While the banks will have to pay a fine, they won't face criminal penalties and the financial penalties will generally be much lower than if they did face criminal prosecution after an investigation by the Justice Department. The banks will, however, have to provide specific details about accounts and accountholders.
Just recently, Bank J. Safra Sarasin entered into a settlement agreement with the Department of Justice. This means that any investors with offshore accounts at this bank can now expect to have their information provided to U.S. authorities.
Consulting with a Boston criminal tax lawyer is advisable to explore options before the IRS uses the details provided by Bank J. Safra Sarasin to begin a claim against you for tax evasion. As more and more banks participate in the Swiss Bank Program, other investors also need to be aware their information could be turned over and, accordingly, they should explore their options.

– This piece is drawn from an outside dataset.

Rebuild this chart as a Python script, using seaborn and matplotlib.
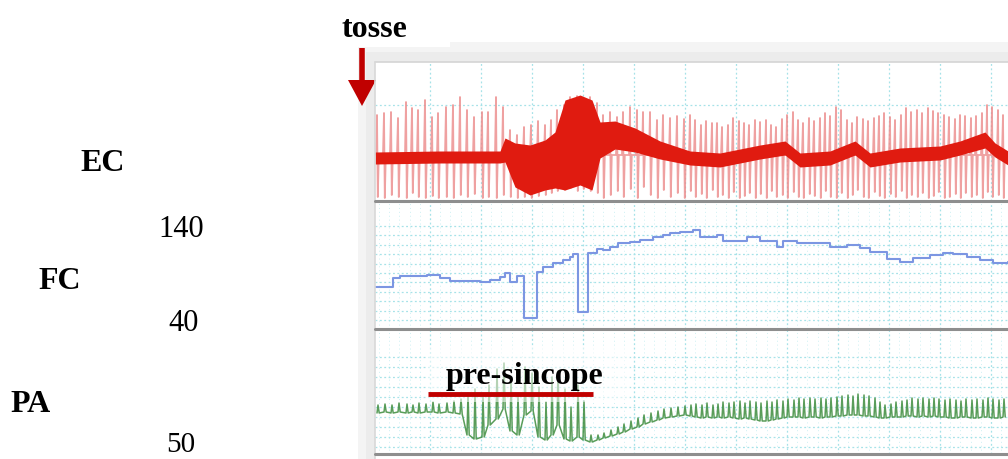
import numpy as np
import seaborn as sns
import matplotlib.pyplot as plt
from matplotlib.patches import Rectangle, Polygon

sns.set_theme(style="white")
plt.rcParams['font.family'] = ['Liberation Serif', 'DejaVu Serif']

# ECG (EC): beat times (px from trace start), spike top / bottom (mm around baseline)
ecg_t = [2, 9, 16, 23, 31, 37, 43, 50, 57, 63,
         71, 78, 85, 92, 99, 107, 113, 121, 128, 135,
         142, 149, 156, 163, 170, 176, 182, 189, 195, 202,
         208, 215, 222, 228, 235, 242, 248, 255, 262, 268,
         275, 282, 288, 295, 302, 309, 315, 320, 326, 331,
         337, 342, 347, 353, 358, 364, 369, 374, 380, 385,
         391, 396, 401, 407, 412, 418, 423, 428, 434, 439,
         445, 450, 455, 461, 466, 472, 477, 482, 488, 493,
         499, 504, 509, 515, 520, 526, 531, 536, 542, 547,
         553, 558, 563, 569, 574, 580, 585, 590, 596, 601,
         607, 612, 617, 623, 628]
ecg_top = [4.0, 4.2, 4.3, 3.7, 5.3, 4.7, 4.5, 5.5, 3.8, 4.2,
           4.8, 5.0, 5.8, 4.5, 3.8, 4.3, 4.3, 5.8, 4.8, 2.5,
           2.0, 2.8, 3.0, 3.4, 3.0, 3.5, 4.5, 5.0, 5.8, 5.9,
           5.7, 5.8, 5.2, 4.0, 4.3, 3.8, 4.3, 4.8, 4.5, 4.3,
           4.3, 3.5, 4.0, 3.7, 3.9, 3.6, 4.0, 3.5, 3.0, 3.4,
           3.2, 3.2, 2.8, 3.0, 3.7, 3.4, 3.2, 3.0, 3.5, 3.3,
           3.5, 3.0, 2.8, 3.6, 4.0, 4.3, 3.5, 3.2, 3.7, 3.4,
           3.7, 4.2, 3.9, 4.8, 4.5, 3.5, 3.2, 3.8, 3.6, 3.4,
           3.7, 3.9, 4.2, 3.8, 3.5, 4.0, 4.7, 4.3, 4.5, 4.2,
           4.7, 4.4, 4.2, 4.0, 3.8, 3.6, 4.0, 3.9, 3.7, 3.9,
           4.2, 5.0, 4.8, 4.5, 4.0]
ecg_bot = [-4.2, -4.3, -4.0, -4.2, -4.3, -3.8, -4.2, -4.3, -4.1, -4.3,
           -4.2, -4.3, -4.0, -4.2, -3.9, -4.3, -4.2, -4.3, -4.0, -4.2,
           -4.3, -4.2, -4.3, -4.1, -4.0, -3.8, -3.6, -3.5, -3.3, -3.6,
           -3.4, -3.6, -3.8, -4.3, -4.0, -3.6, -4.2, -3.4, -4.3, -3.2,
           -4.0, -4.3, -3.5, -4.2, -3.8, -4.3, -3.6, -4.2, -3.9, -4.3,
           -3.5, -4.2, -4.0, -4.3, -3.7, -4.3, -4.1, -3.8, -4.3, -3.9,
           -4.3, -3.6, -4.2, -4.0, -4.3, -3.7, -4.2, -4.3, -3.9, -4.1,
           -4.3, -3.6, -4.2, -4.3, -3.8, -4.3, -4.0, -3.5, -4.2, -4.3,
           -3.7, -4.1, -4.3, -3.9, -4.2, -3.6, -4.3, -4.0, -4.2, -3.8,
           -4.3, -4.1, -3.7, -4.3, -4.2, -3.9, -4.3, -3.8, -4.2, -4.0,
           -4.3, -3.7, -4.2, -4.0, -4.3]

# ECG baseline band (centre and half thickness)
band_t = [0, 65, 125, 130, 140, 155, 170, 180, 190, 205,
          217, 225, 240, 260, 285, 315, 345, 385, 410, 425,
          455, 480, 495, 525, 565, 585, 610, 620, 633]
band_mid = [-0.3, -0.2, -0.2, 0.5, -1.0, -1.5, -1.0, -0.5, 1.0, 1.5,
            1.0, 1.5, 2.0, 1.5, 0.5, -0.3, -0.5, 0.3, 0.7, -0.5,
            -0.3, 0.7, -0.5, 0.0, 0.2, 0.7, 1.5, 0.5, -0.3]
band_half = [0.6, 0.6, 0.6, 1.2, 2.2, 2.5, 2.5, 2.8, 4.5, 4.5,
             4.5, 1.8, 1.4, 1.2, 0.9, 0.7, 0.7, 0.7, 0.7, 0.7,
             0.7, 0.7, 0.7, 0.7, 0.7, 0.7, 0.8, 0.7, 0.7]

# FC (bpm), step trace
fc_t = [0, 18, 25, 52, 65, 75, 105, 115, 125, 130,
        135, 142, 149, 162, 168, 178, 188, 195, 198, 203,
        213, 222, 228, 235, 243, 255, 265, 278, 288, 295,
        305, 318, 325, 342, 348, 372, 385, 402, 408, 422,
        445, 455, 472, 485, 495, 512, 525, 538, 555, 568,
        578, 592, 605, 618, 633]
fc_bpm = [75, 85, 87, 88, 85, 81, 80, 83, 86, 90,
          80, 87, 42, 91, 96, 101, 104, 107, 110, 48,
          111, 116, 114, 118, 122, 123, 125, 128, 130, 133,
          134, 136, 128, 130, 124, 128, 124, 118, 124, 122,
          122, 118, 120, 117, 112, 105, 102, 106, 109, 111,
          110, 107, 104, 101, 102]

# PA (mmHg) per beat, same beats as ECG
pa_sys = [92, 93, 92, 94, 93, 92, 94, 93, 95, 93,
          94, 96, 98, 104, 108, 100, 112, 128, 134, 118,
          102, 130, 124, 110, 95, 120, 126, 108, 90, 112,
          96, 62, 62, 64, 67, 70, 73, 76, 79, 82,
          84, 86, 88, 89, 90, 91, 92, 93, 92, 94,
          92, 93, 95, 94, 95, 96, 94, 96, 95, 94,
          96, 95, 97, 96, 98, 97, 99, 98, 99, 98,
          99, 98, 99, 100, 101, 102, 101, 103, 102, 101,
          99, 95, 92, 93, 95, 96, 97, 99, 98, 99,
          98, 99, 98, 97, 98, 97, 96, 98, 97, 98,
          97, 99, 98, 97, 98]
pa_dia = [84, 85, 84, 85, 84, 85, 84, 85, 85, 84,
          85, 84, 83, 62, 58, 60, 72, 78, 88, 66,
          62, 82, 86, 60, 57, 62, 72, 58, 56, 60,
          57, 55, 57, 59, 61, 63, 65, 68, 70, 73,
          75, 77, 79, 80, 81, 82, 81, 80, 79, 80,
          79, 80, 79, 80, 79, 78, 79, 78, 77, 76,
          76, 77, 78, 79, 80, 80, 80, 79, 80, 80,
          79, 80, 80, 81, 81, 82, 82, 82, 81, 81,
          80, 79, 79, 80, 80, 80, 81, 81, 80, 81,
          80, 81, 80, 80, 79, 79, 80, 80, 79, 79,
          80, 80, 79, 79, 80]

W, H = 1008, 459
fig = plt.figure(figsize=(W / 100, H / 100), dpi=100)


def px_axes(x0, y0, x1, y1):
    return fig.add_axes([x0 / W, 1 - y1 / H, (x1 - x0) / W, (y1 - y0) / H])


# background: soft shadow around the recording panel
bg = px_axes(0, 0, W, H)
bg.set_xlim(0, W)
bg.set_ylim(H, 0)
bg.axis('off')
bg.add_patch(Rectangle((358, 42), W - 358, H - 42, color='#f4f4f4', lw=0))
bg.add_patch(Rectangle((366, 52), W - 366, H - 52, color='#ececec', lw=0))
bg.add_patch(Rectangle((325, 0), 125, 47, color='white', lw=0))
bg.add_patch(Rectangle((375, 62), W - 375, H - 62, color='white', lw=0))


def strip(y0, y1, ylim, hlines, minor=True):
    ax = px_axes(375, y0, W, y1)
    ax.set_xlim(0, 633)
    ax.set_ylim(*ylim)
    ax.patch.set_alpha(0)
    for s in ax.spines.values():
        s.set_visible(False)
    ax.set_xticks(np.arange(55, 633, 51))
    if minor:
        ax.set_xticks(np.arange(4, 633, 10.2), minor=True)
    ax.set_yticks(hlines)
    ax.tick_params(which='both', length=0, labelbottom=False, labelleft=False)
    ax.grid(True, which='major', color='#a6e2e8', linestyle=(0, (1.5, 2)), lw=0.9)
    if minor:
        ax.grid(True, which='minor', axis='x', color='#cdf0f3', linestyle=(0, (1, 3)), lw=0.7)
    return ax


# EC strip
ax_ec = strip(62, 201, (-4.6, 9.3), [5.0], minor=False)
t = np.asarray(ecg_t, float)
zero = np.zeros_like(t)
ex = np.column_stack([t - 1.0, t, t + 0.8, t + 1.8]).ravel()
ey = np.column_stack([zero, ecg_top, ecg_bot, zero]).ravel()
sns.lineplot(x=ex, y=ey, ax=ax_ec, estimator=None, sort=False,
             color='#ec8a8a', lw=1.3, alpha=0.8, zorder=2)
mid = np.asarray(band_mid)
half = np.asarray(band_half)
ax_ec.fill_between(band_t, mid - half, mid + half, color='#e01b10', lw=0, zorder=3)

# FC strip
ax_fc = strip(201, 329, (30.4, 166.6), np.arange(40, 141, 10))
sns.lineplot(x=fc_t, y=fc_bpm, ax=ax_fc, estimator=None, sort=False,
             drawstyle='steps-post', color='#7c96e2', lw=1.5)

# PA strip
ax_pa = strip(329, 454, (43, 168), np.arange(50, 141, 10))
sys_ = np.asarray(pa_sys, float)
dia_ = np.asarray(pa_dia, float)
px = np.column_stack([t, t + 1.0, t + 2.2]).ravel()
py = np.column_stack([dia_, sys_, dia_]).ravel()
sns.lineplot(x=px, y=py, ax=ax_pa, estimator=None, sort=False,
             color='#3d8c3d', lw=1.1, alpha=0.85)

# overlay: frame, separators, labels, arrow
ov = px_axes(0, 0, W, H)
ov.set_xlim(0, W)
ov.set_ylim(H, 0)
ov.axis('off')
ov.patch.set_alpha(0)
ov.set_zorder(10)

ov.plot([375, W], [62, 62], color='#d4d4d4', lw=1.2)
ov.plot([375, 375], [62, H], color='#d8d8d8', lw=1.2)
for y in [201, 329, 454]:
    ov.plot([375, W], [y, y], color='#8e8e8e', lw=2.2)

ov.plot([362, 362], [48, 82], color='#c00000', lw=4, solid_capstyle='butt')
ov.add_patch(Polygon([(348, 80), (376, 80), (362, 106)], closed=True, color='#c00000', lw=0))

ov.add_patch(Rectangle((427, 347), 203, 55, facecolor='white', alpha=0.55, lw=0))

bold = dict(fontsize=23, fontweight='bold', color='black', ha='center', va='baseline')
reg = dict(fontsize=22, color='black', ha='center', va='baseline')
ov.text(374, 37, 'tosse', **bold)
ov.text(103, 171, 'EC', **bold)
ov.text(60, 289, 'FC', **bold)
ov.text(31, 412, 'PA', **bold)
ov.text(181, 237, '140', **reg)
ov.text(184, 331, '40', **reg)
ov.text(181, 452, '50', fontsize=21, color='black', ha='center', va='baseline')
ov.text(524, 384, 'pre-sincope', **bold)
ov.plot([428, 593], [394, 394], color='#c00000', lw=3.5, solid_capstyle='butt')

fig.savefig('out.png', dpi=100)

Another Swiss Bank Cooperates with DOJ
Bank J. Safra Sarasin will be paying a penalty to the DOJ of $85.809 million. The penalty is based on the aggregate value of U.S. accounts held at the offshore bank. Since August of 2008, the aggregate value of accounts at Bank J. Safra Sarasin was approximately $2.2 billion. There were 1,275 accounts at this offshore Swiss bank. The DOJ and IRS now have information on all these accounts.
Investors with undeclared offshore accounts can avoid being criminally prosecuted and can limit fines by participating in the Offshore Voluntary Disclosure Program (OVDP), which provides amnesty for individuals in a similar fashion as the Swiss Bank Program does for financial institutions. The catch is, fines have to be paid. Unfortunately, for investors with accounts at Bank J. Safra Sarasin, those fines are now higher.
According to the Justice Department, since August of 2014, the penalty for U.S. accountholders who come forward and report offshore accounts voluntarily has been raised to 50 percent of the high value of accounts if their account was kept at a financial institution that has “been publicly identified as being under investigation, the recipient of a John Doe summons or cooperating with a government investigation, including the execution of a deferred prosecution agreement or non-prosecution agreement.”
A criminal tax lawyer like Kevin Thorn can advise you on whether you should report your account voluntarily through the OVDP. Even if you are one of many investors whose financial institution has taken advantage of the Swiss Bank Program like Bank J. Safra Sarasin has done, you may still face less legal risk and less financial loss through voluntary disclosure.
If your financial institution isn't yet under investigation or has not yet entered into an agreement with the DOJ, you may wish to act quickly and take advantage of OVDP before you end up subject to the higher penalties. Act quickly, as the number of banks participating in the Swiss Bank Program is ever increasing.